An important part of the consultations is an assessment of the competitiveness/contestability of the insurance market in northern Australia. A competitive market will best serve the long‑term interest of the consumers in northern Australia and it is important that the options being considered support competition. In addition, competitive pressures will be an important factor in determining whether some of the options for Government intervention in the insurance market will flow through to a reduction in premiums for consumers.
The Taskforce has focused on the issue of mitigation, particularly to ensure that there are appropriate incentives for individuals to reduce the vulnerability of their property to cyclone risk. An important incentive should be the prospect of lower insurance premiums.

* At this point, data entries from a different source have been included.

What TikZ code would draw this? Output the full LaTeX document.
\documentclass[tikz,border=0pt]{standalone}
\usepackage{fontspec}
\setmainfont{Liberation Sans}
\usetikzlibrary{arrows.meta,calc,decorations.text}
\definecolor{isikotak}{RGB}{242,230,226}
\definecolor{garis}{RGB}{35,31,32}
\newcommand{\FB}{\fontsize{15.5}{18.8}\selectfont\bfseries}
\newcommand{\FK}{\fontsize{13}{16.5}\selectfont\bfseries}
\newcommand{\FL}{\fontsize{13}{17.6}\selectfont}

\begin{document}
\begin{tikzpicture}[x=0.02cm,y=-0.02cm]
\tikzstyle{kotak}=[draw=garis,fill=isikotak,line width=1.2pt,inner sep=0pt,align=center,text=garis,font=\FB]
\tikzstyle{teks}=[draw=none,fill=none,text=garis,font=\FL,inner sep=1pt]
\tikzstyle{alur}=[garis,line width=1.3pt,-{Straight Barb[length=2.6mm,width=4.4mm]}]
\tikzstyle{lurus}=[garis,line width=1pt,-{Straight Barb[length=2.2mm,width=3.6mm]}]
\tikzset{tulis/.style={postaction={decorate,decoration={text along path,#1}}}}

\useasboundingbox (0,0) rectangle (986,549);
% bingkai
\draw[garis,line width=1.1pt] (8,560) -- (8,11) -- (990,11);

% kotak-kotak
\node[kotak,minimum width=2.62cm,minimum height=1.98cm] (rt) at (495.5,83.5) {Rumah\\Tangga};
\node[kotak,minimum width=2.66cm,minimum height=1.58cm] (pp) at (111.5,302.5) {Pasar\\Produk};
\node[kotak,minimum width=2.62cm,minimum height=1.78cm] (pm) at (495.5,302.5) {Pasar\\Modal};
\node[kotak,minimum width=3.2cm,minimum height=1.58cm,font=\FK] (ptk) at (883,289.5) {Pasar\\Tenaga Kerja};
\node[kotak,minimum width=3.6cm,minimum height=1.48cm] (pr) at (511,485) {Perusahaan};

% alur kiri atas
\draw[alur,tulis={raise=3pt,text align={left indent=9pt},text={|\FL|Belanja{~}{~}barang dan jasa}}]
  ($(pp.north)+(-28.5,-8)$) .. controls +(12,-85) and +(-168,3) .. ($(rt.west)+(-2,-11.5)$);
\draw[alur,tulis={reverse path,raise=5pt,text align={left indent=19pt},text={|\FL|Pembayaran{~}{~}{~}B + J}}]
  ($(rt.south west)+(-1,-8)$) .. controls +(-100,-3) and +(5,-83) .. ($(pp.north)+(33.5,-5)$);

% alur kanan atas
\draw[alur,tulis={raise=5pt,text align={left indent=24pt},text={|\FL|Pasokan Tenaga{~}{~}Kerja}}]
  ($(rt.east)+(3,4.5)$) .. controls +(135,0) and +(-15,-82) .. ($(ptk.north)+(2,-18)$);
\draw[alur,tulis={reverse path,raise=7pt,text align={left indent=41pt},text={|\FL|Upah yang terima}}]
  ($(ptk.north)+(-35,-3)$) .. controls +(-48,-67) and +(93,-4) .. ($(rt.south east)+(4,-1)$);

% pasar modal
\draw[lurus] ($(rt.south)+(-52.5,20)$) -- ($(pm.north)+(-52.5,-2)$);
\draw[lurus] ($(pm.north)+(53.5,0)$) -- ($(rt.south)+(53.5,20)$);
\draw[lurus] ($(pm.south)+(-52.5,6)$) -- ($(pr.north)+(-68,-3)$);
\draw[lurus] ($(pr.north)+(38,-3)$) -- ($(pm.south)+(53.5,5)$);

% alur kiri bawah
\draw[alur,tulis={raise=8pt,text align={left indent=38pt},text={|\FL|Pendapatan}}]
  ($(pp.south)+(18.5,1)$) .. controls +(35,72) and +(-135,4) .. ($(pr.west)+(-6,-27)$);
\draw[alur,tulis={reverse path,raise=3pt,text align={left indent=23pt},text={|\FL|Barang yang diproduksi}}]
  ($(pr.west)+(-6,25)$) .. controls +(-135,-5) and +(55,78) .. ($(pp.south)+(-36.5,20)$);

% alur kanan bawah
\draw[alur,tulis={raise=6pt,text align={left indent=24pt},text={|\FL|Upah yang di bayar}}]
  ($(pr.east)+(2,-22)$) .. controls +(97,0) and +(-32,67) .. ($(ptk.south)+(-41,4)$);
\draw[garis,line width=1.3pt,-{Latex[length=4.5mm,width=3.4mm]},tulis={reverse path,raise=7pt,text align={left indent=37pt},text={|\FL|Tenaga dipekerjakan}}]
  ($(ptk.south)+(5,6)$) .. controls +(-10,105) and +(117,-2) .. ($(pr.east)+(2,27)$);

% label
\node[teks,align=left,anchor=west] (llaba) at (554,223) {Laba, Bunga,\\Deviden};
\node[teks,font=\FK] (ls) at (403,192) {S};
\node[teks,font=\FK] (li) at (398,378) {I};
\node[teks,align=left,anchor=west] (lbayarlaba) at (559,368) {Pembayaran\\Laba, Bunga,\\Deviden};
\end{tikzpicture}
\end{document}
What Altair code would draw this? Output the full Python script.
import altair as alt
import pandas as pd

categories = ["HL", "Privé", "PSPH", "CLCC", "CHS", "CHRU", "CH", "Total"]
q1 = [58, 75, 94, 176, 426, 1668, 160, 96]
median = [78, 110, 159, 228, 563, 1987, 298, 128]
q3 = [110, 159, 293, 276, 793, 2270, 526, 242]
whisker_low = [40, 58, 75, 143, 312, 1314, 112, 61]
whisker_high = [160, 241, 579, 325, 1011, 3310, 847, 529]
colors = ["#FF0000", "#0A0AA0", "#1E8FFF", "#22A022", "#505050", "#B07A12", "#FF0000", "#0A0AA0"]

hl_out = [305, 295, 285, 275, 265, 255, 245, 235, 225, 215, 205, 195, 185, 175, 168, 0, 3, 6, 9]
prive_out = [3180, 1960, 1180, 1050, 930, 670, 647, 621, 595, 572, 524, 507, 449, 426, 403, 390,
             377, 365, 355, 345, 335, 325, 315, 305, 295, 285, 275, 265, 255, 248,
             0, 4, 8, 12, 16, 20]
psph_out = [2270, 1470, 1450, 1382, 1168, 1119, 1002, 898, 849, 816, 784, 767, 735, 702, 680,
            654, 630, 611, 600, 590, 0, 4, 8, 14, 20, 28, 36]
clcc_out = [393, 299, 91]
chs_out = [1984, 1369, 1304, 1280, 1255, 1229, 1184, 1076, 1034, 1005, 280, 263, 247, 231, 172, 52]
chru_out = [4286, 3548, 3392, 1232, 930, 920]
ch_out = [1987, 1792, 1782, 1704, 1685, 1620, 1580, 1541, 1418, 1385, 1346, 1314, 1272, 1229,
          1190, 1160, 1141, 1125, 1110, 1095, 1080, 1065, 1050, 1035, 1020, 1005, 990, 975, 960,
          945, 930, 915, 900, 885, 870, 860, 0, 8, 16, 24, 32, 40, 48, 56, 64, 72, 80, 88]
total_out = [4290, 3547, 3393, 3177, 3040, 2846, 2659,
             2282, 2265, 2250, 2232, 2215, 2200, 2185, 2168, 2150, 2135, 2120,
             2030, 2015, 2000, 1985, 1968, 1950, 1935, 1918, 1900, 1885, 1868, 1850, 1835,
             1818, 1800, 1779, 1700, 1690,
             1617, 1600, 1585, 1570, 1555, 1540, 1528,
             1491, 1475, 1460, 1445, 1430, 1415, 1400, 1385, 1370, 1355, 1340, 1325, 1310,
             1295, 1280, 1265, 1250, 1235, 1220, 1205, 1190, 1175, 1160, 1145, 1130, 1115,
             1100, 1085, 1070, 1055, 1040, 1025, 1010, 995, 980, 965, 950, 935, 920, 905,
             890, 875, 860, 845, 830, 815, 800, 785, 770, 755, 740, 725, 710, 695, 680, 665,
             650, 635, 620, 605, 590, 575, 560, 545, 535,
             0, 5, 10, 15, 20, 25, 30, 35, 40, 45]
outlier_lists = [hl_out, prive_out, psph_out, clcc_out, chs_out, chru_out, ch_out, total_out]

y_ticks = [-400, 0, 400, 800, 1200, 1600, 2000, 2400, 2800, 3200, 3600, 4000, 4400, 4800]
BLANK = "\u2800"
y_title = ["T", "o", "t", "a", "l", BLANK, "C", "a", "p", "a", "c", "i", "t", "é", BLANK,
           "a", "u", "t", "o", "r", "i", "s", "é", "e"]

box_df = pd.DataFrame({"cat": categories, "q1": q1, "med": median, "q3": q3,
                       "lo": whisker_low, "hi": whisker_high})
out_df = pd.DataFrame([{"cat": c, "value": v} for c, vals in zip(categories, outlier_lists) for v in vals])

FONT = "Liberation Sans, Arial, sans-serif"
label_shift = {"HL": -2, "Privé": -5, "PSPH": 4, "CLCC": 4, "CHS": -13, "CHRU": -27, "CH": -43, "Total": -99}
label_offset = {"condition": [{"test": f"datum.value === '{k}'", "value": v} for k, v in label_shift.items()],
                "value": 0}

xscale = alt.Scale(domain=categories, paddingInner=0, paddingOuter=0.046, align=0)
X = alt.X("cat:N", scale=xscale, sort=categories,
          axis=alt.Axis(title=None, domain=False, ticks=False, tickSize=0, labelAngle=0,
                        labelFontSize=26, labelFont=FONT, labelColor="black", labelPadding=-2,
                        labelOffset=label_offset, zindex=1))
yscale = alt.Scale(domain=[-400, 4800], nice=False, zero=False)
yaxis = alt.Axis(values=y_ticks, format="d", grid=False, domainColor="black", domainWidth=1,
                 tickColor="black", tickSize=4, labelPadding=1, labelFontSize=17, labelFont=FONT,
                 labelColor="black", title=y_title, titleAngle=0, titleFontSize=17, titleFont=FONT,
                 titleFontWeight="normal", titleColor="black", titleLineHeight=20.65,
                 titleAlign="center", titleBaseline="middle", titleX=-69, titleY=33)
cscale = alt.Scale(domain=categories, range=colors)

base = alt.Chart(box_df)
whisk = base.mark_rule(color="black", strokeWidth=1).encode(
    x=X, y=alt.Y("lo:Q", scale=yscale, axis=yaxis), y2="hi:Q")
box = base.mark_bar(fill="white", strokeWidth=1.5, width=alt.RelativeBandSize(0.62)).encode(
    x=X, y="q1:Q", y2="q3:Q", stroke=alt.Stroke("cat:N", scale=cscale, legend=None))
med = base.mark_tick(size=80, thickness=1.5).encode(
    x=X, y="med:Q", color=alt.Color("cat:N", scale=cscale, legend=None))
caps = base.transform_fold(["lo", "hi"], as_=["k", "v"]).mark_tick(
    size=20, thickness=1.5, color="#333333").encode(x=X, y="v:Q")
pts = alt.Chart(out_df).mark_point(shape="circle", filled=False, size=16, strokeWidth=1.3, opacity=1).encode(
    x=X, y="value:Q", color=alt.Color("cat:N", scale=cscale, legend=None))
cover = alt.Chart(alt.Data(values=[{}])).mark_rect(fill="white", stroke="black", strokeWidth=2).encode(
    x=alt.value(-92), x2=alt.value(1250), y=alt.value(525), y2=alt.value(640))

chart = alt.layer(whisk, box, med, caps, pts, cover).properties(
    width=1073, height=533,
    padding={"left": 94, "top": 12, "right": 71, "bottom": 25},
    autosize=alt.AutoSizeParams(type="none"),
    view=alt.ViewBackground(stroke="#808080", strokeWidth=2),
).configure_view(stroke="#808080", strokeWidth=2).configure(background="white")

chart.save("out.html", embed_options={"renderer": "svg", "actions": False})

The Taskforce is consulting with experts in cyclone mitigation and with the insurance industry to see if the incentive structures for mitigation are as effective as they could be.
The feasibility of the options being assessed will also depend on whether they are consistent with Australia's regulatory standards for insurance. With this in mind the Taskforce is consulting with the Australian Prudential and Regulatory Authority (APRA).
Some of the options to reduce premiums to consumers involve the federal Government taking the risk of losses due to cyclones onto its balance sheet. The Taskforce will be commissioning specific modelling to estimate the possible risk to the Commonwealth balance sheet from the options being assessed. This includes not only taking into account insurance losses from past cyclones, but assessing the probability and likely impact of future cyclones. As a first step in gaining an insight into this exposure, the Taskforce has
commissioned modelling to assess the magnitude of the likely total insurance loss of cyclone events in Australia. This work will provide an upper bound of likely losses. The amount that will be covered by the Australian Government will depend on the design of the options.
The Taskforce will continue with this approach in completing its final report by the end of November 2015, and in doing so will draw on the comments it receives in response to this interim report.